YOUR GUIDE TO THE TWIN CITIES
The tentative agreement on pay cuts clears Northwest's last big labor challenge in emerging from bankruptcy as a slimmer, healthier airline.
Northwest Airlines pilots reached a deal Friday to save their jobs, and ultimately the airline.
The tentative pact between the pilots union and the airline gives Northwest executives all of the $358 million in annual savings that they were seeking. But it also preserves pilot jobs at an airline that both sides expect will return to profitability.
If the rank and file agrees to the deal, the pilots will have removed the most serious obstacle that the bankrupt Northwest has faced to emerging from its financial straits. While the airline could remain under court protection for some time, having labor pacts with all its unions should allow it to obtain financing and, like United and US Airways, survive bankruptcy intact.

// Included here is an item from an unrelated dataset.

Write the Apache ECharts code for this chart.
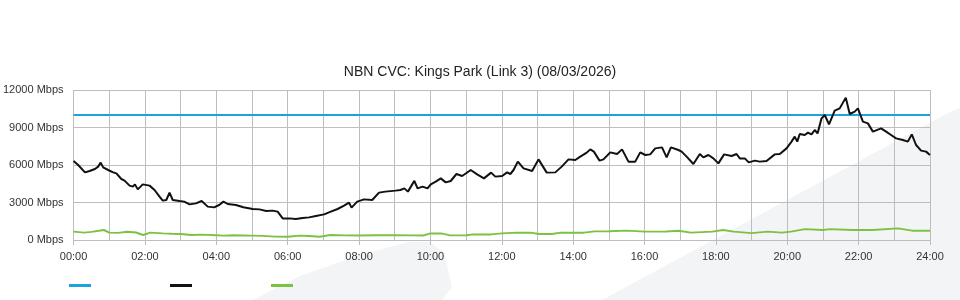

Mark McClain, chairman of the Northwest pilots union, stressed that long-term benefit in announcing the settlement. While calling the concessions "painful," he added that they were "necessary" for a restructuring.
The pilots, McClain added, are approaching a period in which "all of us can distance ourselves from these recent labor struggles and focus on ensuring the future success of Northwest."
For Northwest customers, the news brings the hope that Minnesota's dominant carrier will still be flying this month and in the future.
"The spring break goes on," said Terry Trippler, a Minneapolis-based airline expert with CheapSeats.com.
Trippler said he doesn't think Northwest will suffer any serious loss of traffic from the recent uncertainty, citing the experience of the mechanics strike last August.
"The next day the sun rose on the red tails, and Northwest kept flying," he said.
The pilots were the last, and most powerful, of Northwest's unions to reach a deal with management. Their pact, as well as contracts for flight attendants and ground workers, remains to be ratified. Northwest already has cut the pay of management employees, imposed new pay rates for mechanics and secured cost-cutting deals with three small unions. If the three big unions ratify their deals, Northwest will reach its goal of cutting the airline's labor costs by $1.4 billion a year. That would allow Northwest to return to profitability and compete with lower-cost carriers.
The deal reached Friday was three years in the making. Northwest first asked the pilots for concessions in February 2003. Northwest management and leaders of the Air Line Pilots Association (ALPA) met hundreds of times over the three-year period to debate what changes were needed.
Neither Northwest nor the pilots union released details of the agreement Friday. The union's executive council met Friday night in New York to review the terms and will vote on whether to send the offer to the membership for a vote.
The pilots, who are paid $60,000 to $160,000 a year, had the ability to shut down the airline with a strike, an event that both sides agreed could be fatal to Northwest.
Pilots' past sacrifices
The pilots had made substantial sacrifices going into the talks. In late 2004, the pilots took 15 percent pay cuts, which have saved the airline $250 million a year. In mid-November, pilots accepted an additional temporary pay cut of about 24 percent. Many pilots, who were flying smaller aircraft after Northwest's downsizing, have lost 50 percent or more of their pay, with some forced to sell their houses. The pilots also agreed several weeks ago to the freezing of their defined-benefit pension plan.
At two critical points in the past 10 days, Northwest management sent public signals that it wanted a deal.
Northwest CEO Doug Steenland, who had stayed out of the public eye, said Feb. 22 that management had backed away from its proposal to outsource some flying to a new subsidiary. He also said the pilots would fly new airplanes that will replace aging DC-9s.
That amounted to a public acknowledgement that the company would accede to a union position on a top priority.